What are the ramifications of Noonan’s work for moral theology and ecclesiology? Catholics will be slow to grapple with those ramifications, I fear, because doing so will require us to confront three hard existential questions.
First, why did it take us so long to see the truth? According to the Venerable Bede, Pope Gregory the Great (590-604) decided to evangelize England when he came across some exotic white-skinned British boys for sale while browsing in the slave market in Rome. As Noonan notes, “Gregory’s heart-felt emotion is not distress at their enslavement by slavetraders, but at their enslavement to the devil.” It was not until fourteen hundred years later that the act of enslaving another human being was first declared by the magisterium to be intrinsically evil (by John Paul II in Veritatis splendor). The year before John Paul issued that encyclical, he visited the former “house of slaves” on the island of Gorée, Senegal, where he proclaimed, “It is fitting that there be confessed in all truth and humility this sin of man against man, this sin of man against God.” Noonan wryly observes, “What this confession did not remark was how recently the sin had been discovered.” How could Christians fail for so long to be moved by the pain, suffering, and degradation slavery inflicted on fellow human beings made in the image and likeness of God?

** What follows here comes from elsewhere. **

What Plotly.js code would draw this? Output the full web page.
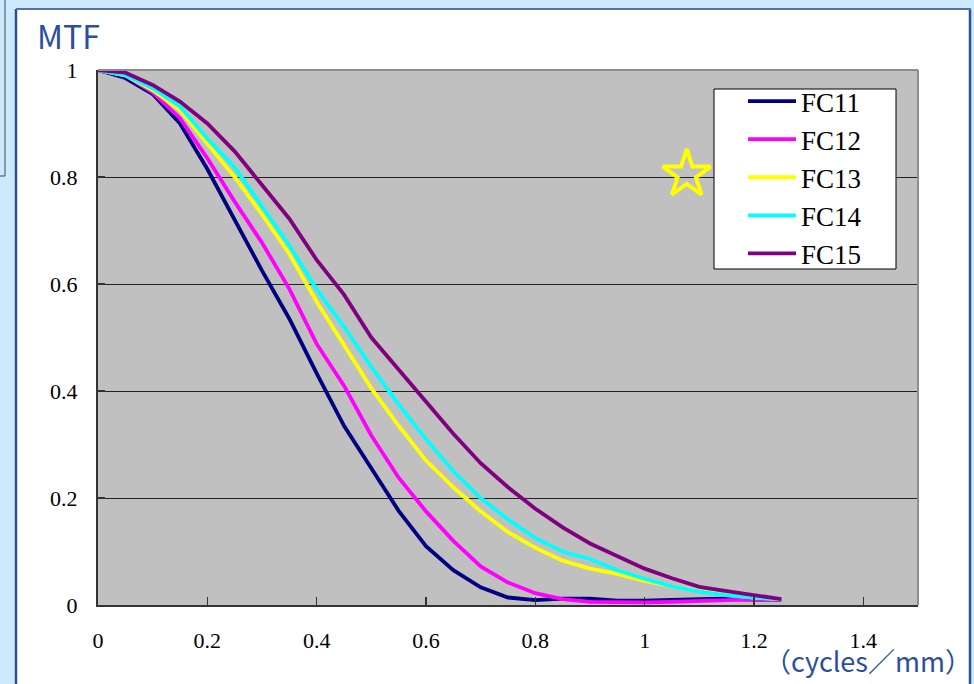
<!DOCTYPE html>
<html>
<head>
<meta charset="utf-8">
<script src="https://cdn.plot.ly/plotly-3.0.1.min.js"></script>
<style>
  html, body { margin: 0; padding: 0; background: #cdeafc; }
  #chart { width: 974px; height: 684px; }
</style>
</head>
<body>
<div id="chart"></div>
<script>
// spatial frequency (cycles/mm)
const freq = [0, 0.05, 0.1, 0.15, 0.2, 0.25, 0.3, 0.35, 0.4, 0.45, 0.5, 0.55, 0.6, 0.65,
              0.7, 0.75, 0.8, 0.85, 0.9, 0.95, 1.0, 1.05, 1.1, 1.15, 1.2, 1.25];

const fc11 = [1, 0.985, 0.955, 0.9, 0.815, 0.72, 0.625, 0.535, 0.433, 0.335, 0.255, 0.176, 0.11, 0.065,
              0.033, 0.014, 0.009, 0.012, 0.012, 0.008, 0.008, 0.01, 0.011, 0.012, 0.01, 0.01];
const fc12 = [1, 0.99, 0.958, 0.91, 0.835, 0.754, 0.677, 0.591, 0.488, 0.41, 0.317, 0.238, 0.175, 0.12,
              0.072, 0.042, 0.022, 0.011, 0.006, 0.005, 0.005, 0.006, 0.008, 0.009, 0.01, 0.01];
const fc13 = [1, 0.99, 0.962, 0.925, 0.862, 0.8, 0.73, 0.656, 0.567, 0.487, 0.405, 0.335, 0.27, 0.22,
              0.175, 0.136, 0.107, 0.083, 0.068, 0.058, 0.045, 0.035, 0.026, 0.019, 0.014, 0.011];
const fc14 = [1, 0.99, 0.966, 0.932, 0.872, 0.818, 0.745, 0.672, 0.59, 0.52, 0.445, 0.375, 0.31, 0.25,
              0.2, 0.16, 0.125, 0.1, 0.086, 0.065, 0.049, 0.035, 0.025, 0.018, 0.014, 0.011];
const fc15 = [1, 0.995, 0.972, 0.941, 0.9, 0.848, 0.785, 0.722, 0.645, 0.58, 0.5, 0.44, 0.38, 0.32,
              0.265, 0.22, 0.18, 0.145, 0.115, 0.092, 0.068, 0.05, 0.034, 0.026, 0.018, 0.011];

const seriesNames = ['FC11', 'FC12', 'FC13', 'FC14', 'FC15'];
const seriesData = [fc11, fc12, fc13, fc14, fc15];
const seriesColors = ['#000080', '#ff00ff', '#ffff00', '#00ffff', '#800080'];

// star marker
const starX = [1.077];
const starY = [0.805];

const xTicks = [0, 0.2, 0.4, 0.6, 0.8, 1, 1.2, 1.4];
const xTickText = ['0', '0.2', '0.4', '0.6', '0.8', '1', '1.2', '1.4'];
const yTicks = [0, 0.2, 0.4, 0.6, 0.8, 1];
const yTickText = ['0', '0.2', '0.4', '0.6', '0.8', '1'];

const traces = [{
  x: starX, y: starY, type: 'scatter', mode: 'markers', showlegend: false, hoverinfo: 'skip',
  marker: { symbol: 'star-open', size: 36, color: '#ffff00', line: { color: '#ffff00', width: 4 } }
}];
seriesNames.forEach((n, i) => {
  traces.push({
    x: freq, y: seriesData[i], type: 'scatter', mode: 'lines', name: n,
    line: { color: seriesColors[i], width: 3.8 }
  });
});

const L = 98, R = 918, T = 70, B = 605;
const W = R - L, H = B - T;
const px = v => (v - L) / W;
const py = v => (B - v) / H;

const blue = '#2b4f9e';
const serif = 'Liberation Serif, Times New Roman, serif';

const layout = {
  width: 974, height: 684,
  margin: { l: L, r: 974 - R, t: T, b: 684 - B, pad: 0 },
  paper_bgcolor: '#cdeafc',
  plot_bgcolor: '#c0c0c0',
  showlegend: true,
  legend: {
    x: px(743), y: py(77), xanchor: 'left', yanchor: 'top',
    bgcolor: 'rgba(0,0,0,0)', borderwidth: 0,
    font: { family: serif, size: 27, color: '#000' },
    itemwidth: 48, tracegroupgap: 0
  },
  xaxis: {
    range: [0, 1.5], tickvals: xTicks, ticktext: xTickText,
    showgrid: false, zeroline: false,
    showline: true, linecolor: '#333333', linewidth: 2,
    ticks: 'inside', ticklen: 8, tickcolor: '#333333', tickwidth: 1.5,
    ticklabelstandoff: 15,
    tickfont: { family: serif, size: 22, color: '#000' },
    fixedrange: true
  },
  yaxis: {
    range: [0, 1], tickvals: yTicks, ticktext: yTickText,
    showgrid: true, gridcolor: '#222222', gridwidth: 1,
    zeroline: false,
    showline: true, linecolor: '#333333', linewidth: 2,
    ticks: 'inside', ticklen: 7, tickcolor: '#333333', tickwidth: 2,
    ticklabelstandoff: 14,
    tickfont: { family: serif, size: 22, color: '#000' },
    fixedrange: true
  },
  shapes: [
    // white panel
    { type: 'rect', xref: 'paper', yref: 'paper', layer: 'below',
      x0: px(16), x1: px(970), y0: py(700), y1: py(9),
      fillcolor: '#ffffff', line: { width: 0 } },
    // plot area fill
    { type: 'rect', xref: 'paper', yref: 'paper', layer: 'below',
      x0: 0, x1: 1, y0: 0, y1: 1, fillcolor: '#c0c0c0', line: { width: 0 } },
    // panel borders
    { type: 'line', xref: 'paper', yref: 'paper', layer: 'above',
      x0: px(16), x1: px(16), y0: py(700), y1: py(9), line: { color: blue, width: 2.5 } },
    { type: 'line', xref: 'paper', yref: 'paper', layer: 'above',
      x0: px(970), x1: px(970), y0: py(700), y1: py(9), line: { color: blue, width: 2.5 } },
    { type: 'line', xref: 'paper', yref: 'paper', layer: 'above',
      x0: px(16), x1: px(971), y0: py(9), y1: py(9), line: { color: '#5a6fa5', width: 2 } },
    // small frame behind at left
    { type: 'line', xref: 'paper', yref: 'paper', layer: 'above',
      x0: px(5), x1: px(5), y0: py(176), y1: py(-2), line: { color: '#3c4a66', width: 1 } },
    { type: 'line', xref: 'paper', yref: 'paper', layer: 'above',
      x0: px(-2), x1: px(5), y0: py(176), y1: py(176), line: { color: '#3c4a66', width: 1 } },
    // plot area top/right gray border
    { type: 'line', xref: 'paper', yref: 'paper', layer: 'above',
      x0: 0, x1: 1, y0: 1, y1: 1, line: { color: '#8c8c8c', width: 2 } },
    { type: 'line', xref: 'paper', yref: 'paper', layer: 'above',
      x0: 1, x1: 1, y0: 0, y1: 1, line: { color: '#8c8c8c', width: 2 } },
    // legend box
    { type: 'rect', xref: 'paper', yref: 'paper', layer: 'above',
      x0: px(714), x1: px(896), y0: py(269), y1: py(89),
      fillcolor: '#ffffff', line: { color: '#000000', width: 1 } }
  ],
  annotations: [
    { text: 'MTF', xref: 'paper', yref: 'paper', x: px(35), y: py(35),
      xanchor: 'left', yanchor: 'middle', showarrow: false,
      font: { family: 'Noto Sans CJK JP, Noto Sans, sans-serif', size: 32, color: blue } },
    { text: '（cycles／mm）', xref: 'paper', yref: 'paper', x: px(762), y: py(660),
      xanchor: 'left', yanchor: 'middle', showarrow: false,
      font: { family: 'Noto Sans CJK JP, Noto Sans, sans-serif', size: 27, color: blue } }
  ]
};

Plotly.newPlot('chart', traces, layout, { displayModeBar: false, staticPlot: true });
</script>
</body>
</html>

Second, what moral matters might we be wrong about today? To say that enslaving another person is an intrinsic evil is to say that it is always and everywhere objectively morally wrong. Yet, as horrifying as slavery seems to us now, it does not follow that those who failed to condemn it were wicked. In fact, some of them, like Gregory the Great, were saints. Nonetheless, they were trapped by the limitations of their own eras, their judgment impaired by unquestioned assumptions about the morality of certain inherited practices. What does that historical fact imply about us? Can we say for sure that we are not similarly trapped today? Can we say that there are no matters of enduring and grave moral import that have simply escaped our attention? Can we say that we ourselves will not be judged morally blind by our heirs in the faith?

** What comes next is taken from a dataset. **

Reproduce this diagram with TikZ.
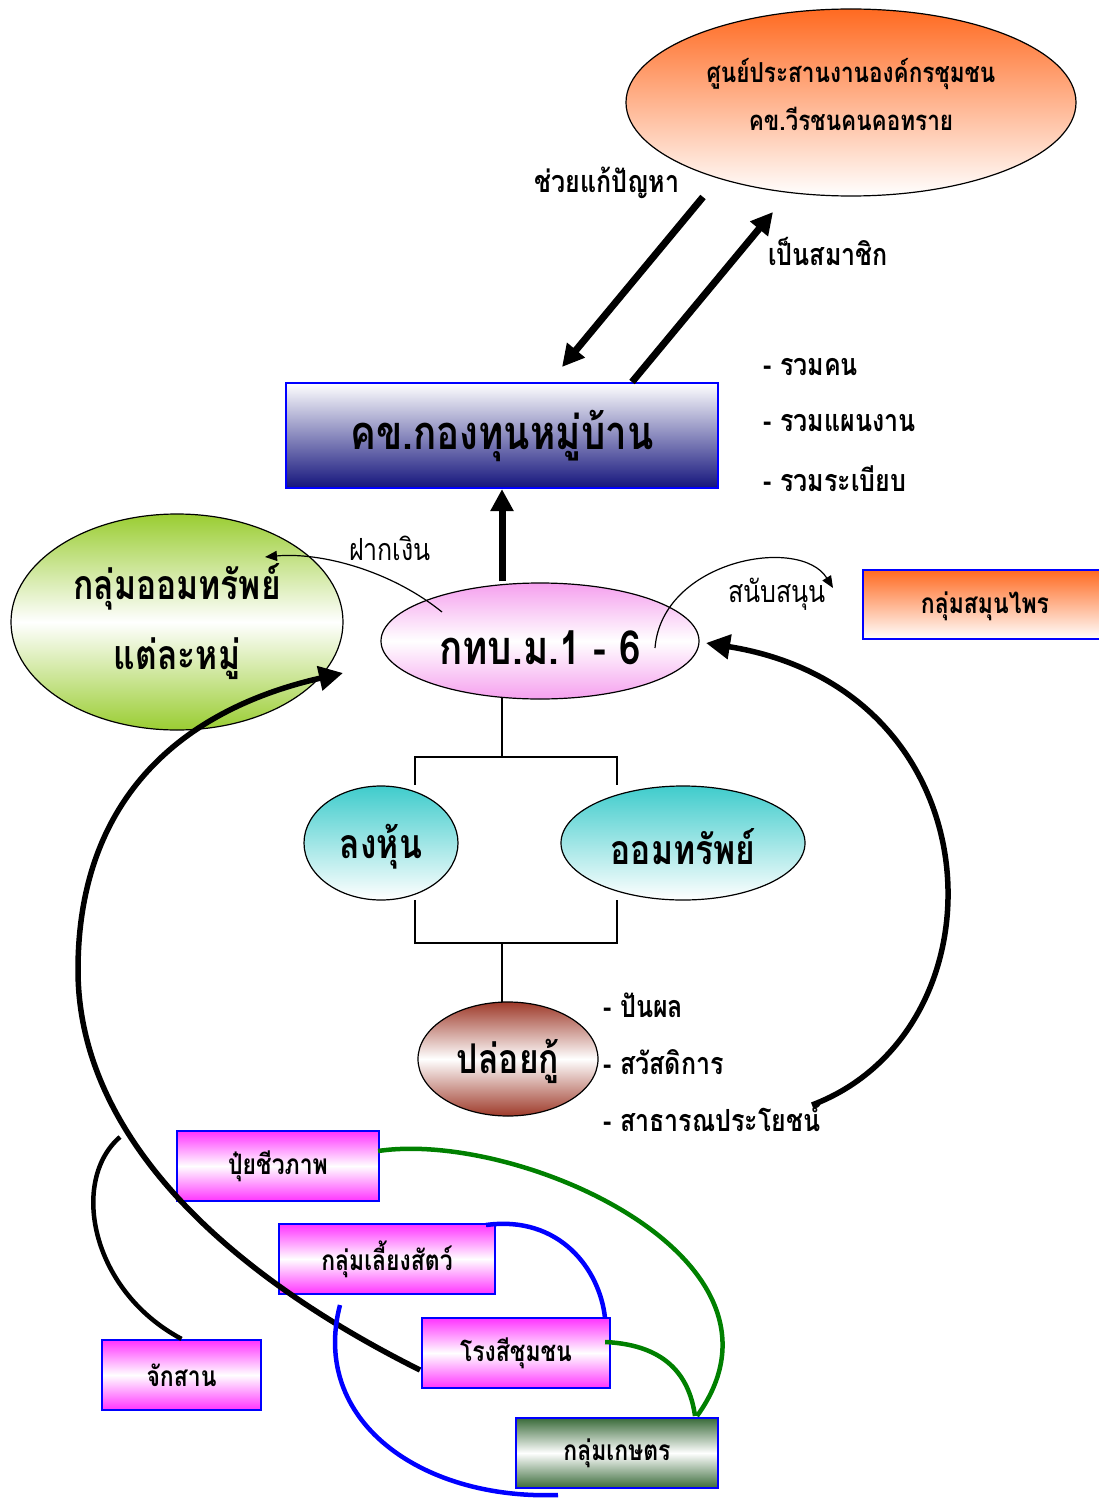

Third, can moral teaching degenerate as well as develop? The notion of development suggests not only change, but also improvement. Doubtless most people will think that the changes in moral teaching that Noonan describes are not only welcome, but long overdue. Who today would doubt that religious liberty is morally preferable to justifying the burning of heretics? Yet depending on where one stands in history, doctrinal change can be for the worse as well as for the better. The church did not start out persecuting, or justifying persecution; rather, she was persecuted herself. Thanks in part to intellectual luminaries such as Augustine and Aquinas, Christian doctrine evolved-or rather devolved-over centuries to justify the use of force against heretics. How do we account for these substantial “wrong turns” our tradition took in its interpretation of the gospel? How do we distinguish legitimate development from potential “wrong turns” in our own time?
In dealing with these three questions we need to avoid both naive trust and hardened cynicism about the church’s capacity to perceive moral truth. We must also avoid the temptation to think that all problems of mistaken moral perception are in the past. Pope John Paul II apologized over and over again for sins committed by Catholics-on the watch of other popes. But it never seemed to occur to him that his own-and our own-capacity to perceive moral truths might be analogously limited by cultural and historical blinders. We need to keep searching for the appropriate balance of confidence and humility in the face of the lessons of history. Lumen gentium, Vatican II’s Dogmatic Constitution on the Church, articulates the problem in a nutshell: “The church...clasping sinners to her bosom, at once holy and always in need of purification, follows constantly the path of penance and renewal.”